:: Data to use
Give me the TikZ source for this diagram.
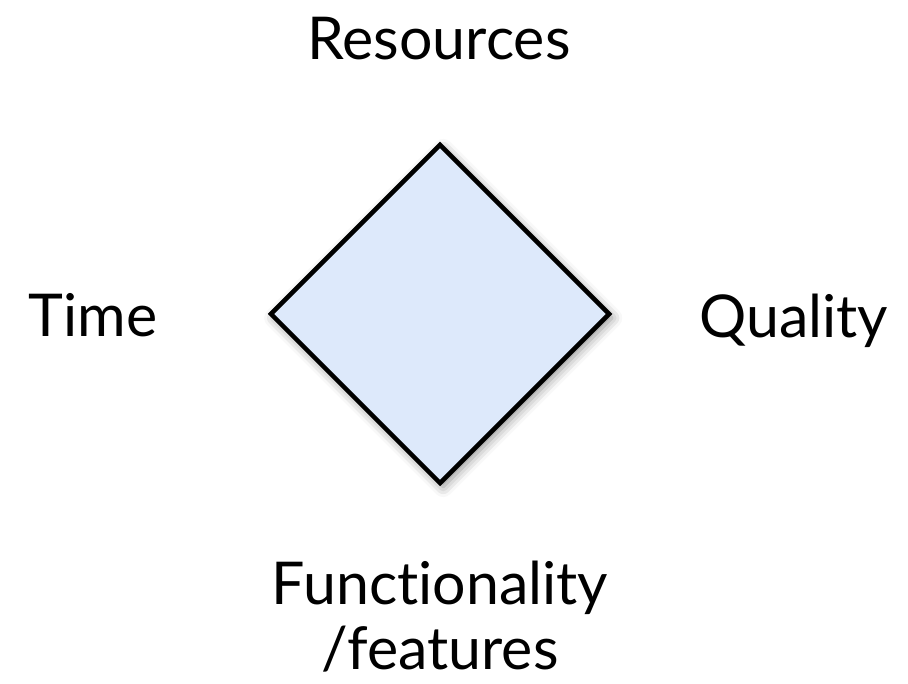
\documentclass[tikz,border=0pt]{standalone}
\usepackage{fontspec}
\setmainfont{Lato}[Ligatures=NoCommon]
\usepackage{xcolor}
\usetikzlibrary{shapes,shadows.blur}
\definecolor{dialight}{HTML}{DDE9FB}
\tikzset{dia/.style={diamond,draw,line width=3.2pt,fill=dialight,minimum width=8.5cm,minimum height=8.5cm,inner sep=0pt,
    blur shadow={shadow xshift=0.08cm,shadow yshift=-0.1cm,shadow blur radius=0.25cm,shadow opacity=45}}}
\tikzset{lbl/.style={anchor=base,font=\fontsize{42}{46}\selectfont,align=center,inner sep=0pt}}

\begin{document}
\begin{tikzpicture}
    \useasboundingbox (0,0) rectangle (22.7,17.1);
    \node[dia] (d)at (11.0,9.25) {};

    \node[lbl] (r)at (10.975,15.6) {Resources};
    \node[lbl] (t)at (2.325,8.675) {Time};
    \node[lbl] (q)at (19.84,8.65) {Quality};
    \node[lbl] (f)at (11.0,1.975) {Functionality};
    \node[lbl] (g)at (11.0,0.35) {/features};
\end{tikzpicture}
\end{document}
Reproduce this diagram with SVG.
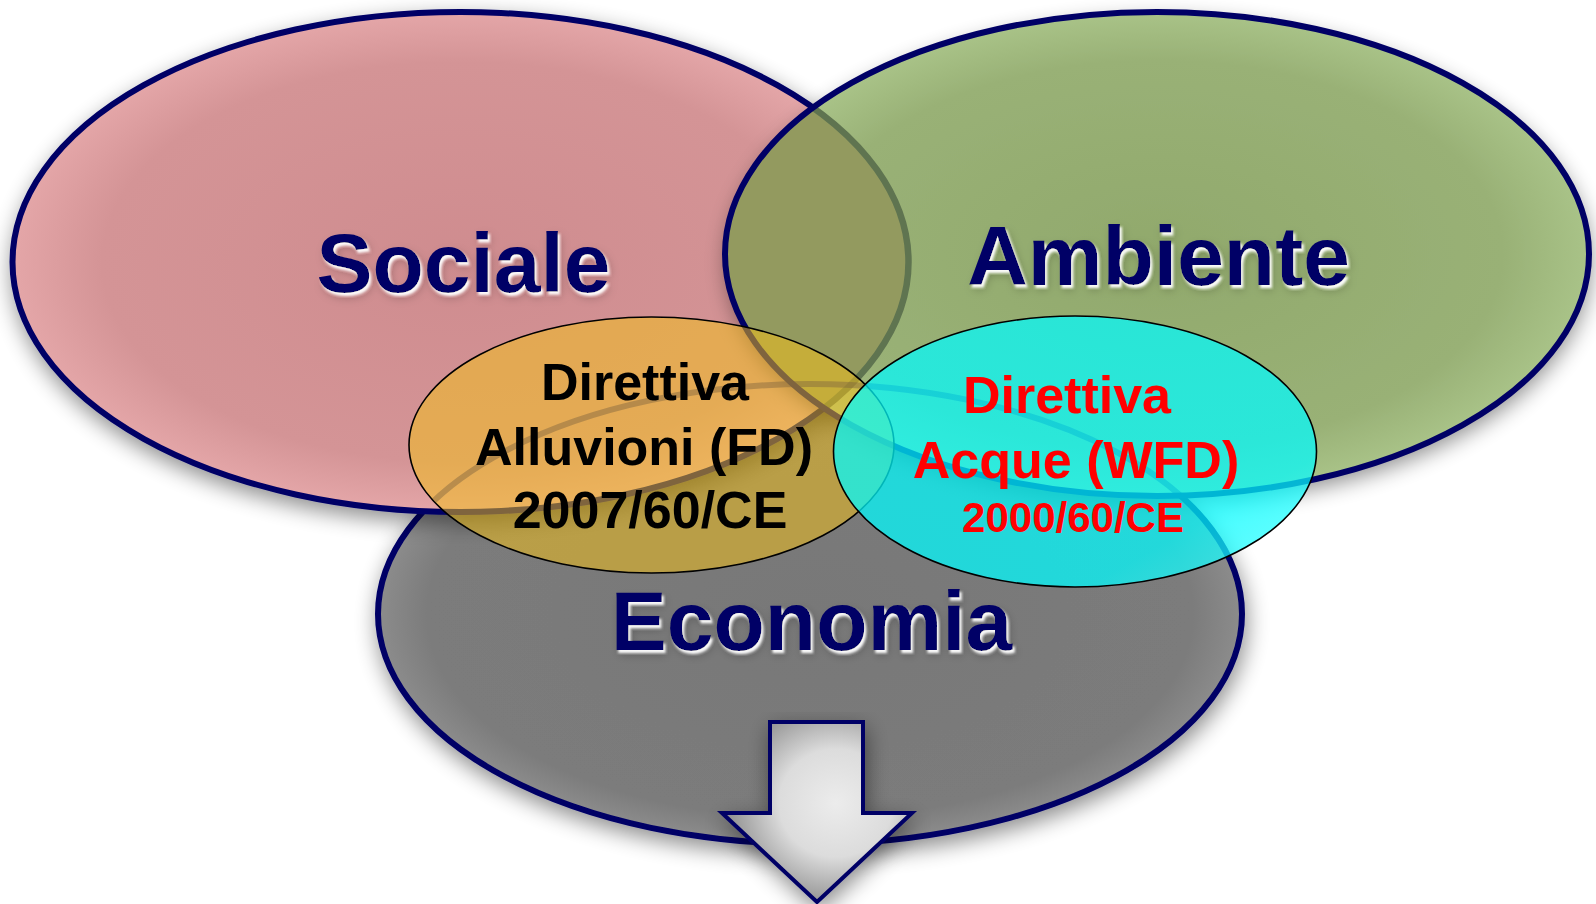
::::
Given problem: Write out every entry again word for word, without any of the pictures.

Solution to this exercise:
Give me the TikZ source for this diagram.
\documentclass[tikz,border=0pt]{standalone}
\usepackage{fontspec}
\setmainfont{Lato}[Ligatures=NoCommon]
\usepackage{xcolor}
\usetikzlibrary{shapes,shadows.blur}
\definecolor{dialight}{HTML}{DDE9FB}
\tikzset{dia/.style={diamond,draw,line width=3.2pt,fill=dialight,minimum width=8.5cm,minimum height=8.5cm,inner sep=0pt,
    blur shadow={shadow xshift=0.08cm,shadow yshift=-0.1cm,shadow blur radius=0.25cm,shadow opacity=45}}}
\tikzset{lbl/.style={anchor=base,font=\fontsize{42}{46}\selectfont,align=center,inner sep=0pt}}

\begin{document}
\begin{tikzpicture}
    \useasboundingbox (0,0) rectangle (22.7,17.1);
    \node[dia] (d)at (11.0,9.25) {};

    \node[lbl] (r)at (10.975,15.6) {Resources};
    \node[lbl] (t)at (2.325,8.675) {Time};
    \node[lbl] (q)at (19.84,8.65) {Quality};
    \node[lbl] (f)at (11.0,1.975) {Functionality};
    \node[lbl] (g)at (11.0,0.35) {/features};
\end{tikzpicture}
\end{document}
Reproduce this diagram with SVG.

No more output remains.